Masa Lebaran 2008 ini diwarnai dengan kondisi keuangan global yang membingungkan, ‘terpuruk’ menurut berbagai info di media cetak maupun elektronik. ‘Subprime Mortgage’, ‘short selling’, ‘bail back’ dan entah apalagi istilah-istilah ekonomi yang selama ini jarang terdengar di telinga orang awam, tiba-tiba menyeruak, mengganggu para makhluk karena dihubungkan dengan penurunan daya beli masyarakat.
Saat masa puasa, rekan kerja dari AS menceritakan bahwa banyak kredit rumah bermasalah di negerinya. Selama ini golongan menengah atas di AS sedang mengalami ‘bulan madu’, katanya, dengan banyak pekerjaan dan gaji besar sehingga hujan penawaran kredit konsumtif berbunga rendah dari lembaga finansial jatuh ke golongan ini dan sektor perumahan adalah salah satu penawaran yang paling banyak diberikan.
Mingguan nasional menceritakan bahwa banyak para pemilik uang di AS berbisnis rumah dengan cara menyewakan rumah yang dibelinya dengan cara kredit. Uang pembayaran sewa rumah selama lima tahun sudah dapat melunasi total kredit yang diperolehnya dari lembaga pembiayaan.
Ternyata ‘bulan madu’ tidak menerus, lembaga-lembaga keuangan dunia mulai berjatuhan karena banyaknya kredit macet dan krisis keuangan dunia dimulai. Kepak sayap kupu-kupu di Wall Street mulai terasa di negeri kita, indeks harga saham melorot dan para pemain mulai panik, obral saham dimulai dan uang disimpan di bawah bantal karena kekhawatiran akan kemungkinan terpuruknya perbankan nasional. Gelombang energi dari kepak sayap kupu-kupu mulai menghantam sektor riil dan nilai rupiahjatuh hingga Rp. 10.000 per dollar AS. Kemampuan daya beli dan kekhawatiran memburuknya kondisi ekonomi negeri ini makin memperburuk sektor riil sehingga pedagang ekspor gerabah di Solo terpaksa merumahkan karyawannya karena pembatalan order mencapai 75%.
Kepanikan para pemain saham yang biasa mengambil keuntungan cepat (profit taking) semakin tinggi di negeri ini, ketika info yang membingungkan mulai dihembuskan oleh para penerbit saham untuk mengeruk keuntungan sendiri sehingga pemangku kebijakan terpaksa mengancam para pemain ‘silat’ ini.
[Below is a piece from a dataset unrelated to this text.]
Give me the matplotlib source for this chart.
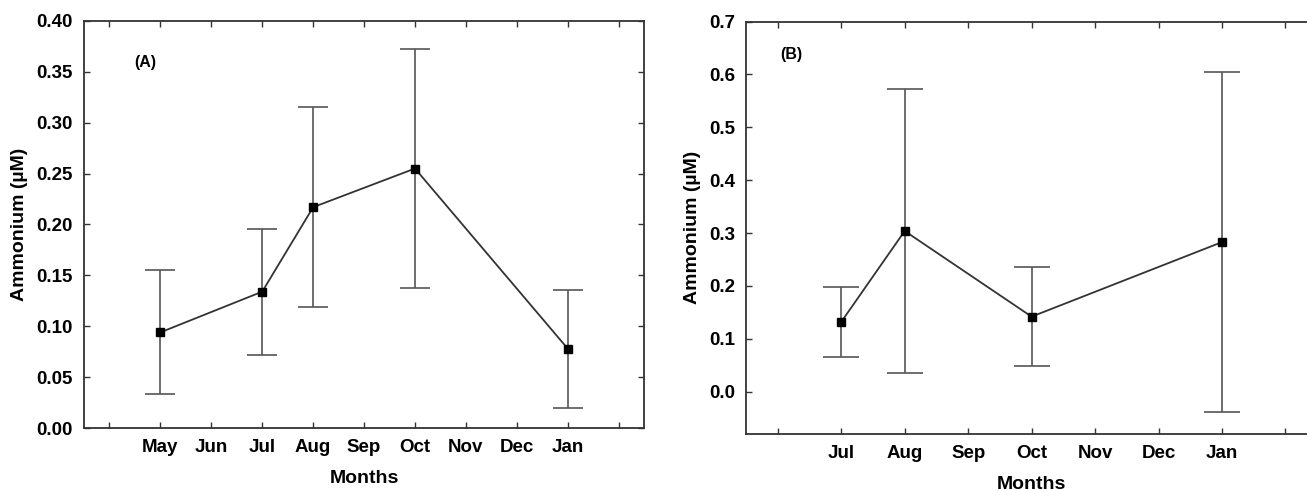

Karyawan perusahaan pertambangan asing yang rajin bekerja tiba-tiba harus turut tertampar sayap kupu-kupu ini ketika menyadari bonus produksi bulanannya menghilang dan terancam kebijakan pengurangan jumlah karyawan karena harga metal dan harga saham perusahaan melorot tajam. Pedagang sayuran di pasar tiba-tiba merosot pendapatannya karena sayur tidak laku berhubung restoran pelangganannya mengurangi jumlah masakan karena sepi pengunjung. Permainan apa dan ulah siapa semua ini? Betukah ini karena the World is flat seperti kata Thomas Friedman sehingga keuntungan dan kerugian menular cepat?
Tidak jelas perilaku makhluk macam apa penyebab kekacauan keuangan global ini. ‘Invisible hand’ yang dijanjikan para penganut pasar bebas ternyata betul-betul menyembuyikan tangannya sehingga orang nomor satu di AS terpaksa harus turun tangan menggantikannya dengan menggelontorkan bantuan AS$700 juta dengan maksud membuat keseimbangan baru supaya chaos berhenti.
Apakah para debitor adalah penyebab utama? Atau, para kreditor yang terlalu royal membagikan kredit? Secara teknis, para ekonom pasti mampu menjelaskannya, namun yang lebih penting adalah perilaku macam apa yang bisa menyebabkan ini semua terjadi.
Pertanyaan selanjutnya, apakah kebutuhan primer yang menyebabkan kredit macet, atau mungkin sekunder, atau bahkan mungkin tersier atau er er yang lainnya? Bisa apa saja, masalahmya adalah kemampuan pemilik modal di jaman sekarang ini sudah sedemikian canggihnya dalam menjual ‘kebutuhan’. Mengapa kredit sedemikan besar digelontorkan ke masyarakat? Pasti bukan untuk kepentingan masyarakat itu sendiri, melainkan untuk kepentingan si pemilik modal tentunya. Inilah naluri kapitalistik di jaman globalisasi. ‘Yang penting semua senang’, katanya. Bedanya, anda mungkin senang sesaat karena ‘mampu’ memiliki barang konsumtif, tapi pemilik modal senang bertumpuk-tumpuk karena keuntungan berlipat dari kelebihan nilai produk yang anda hasilkan.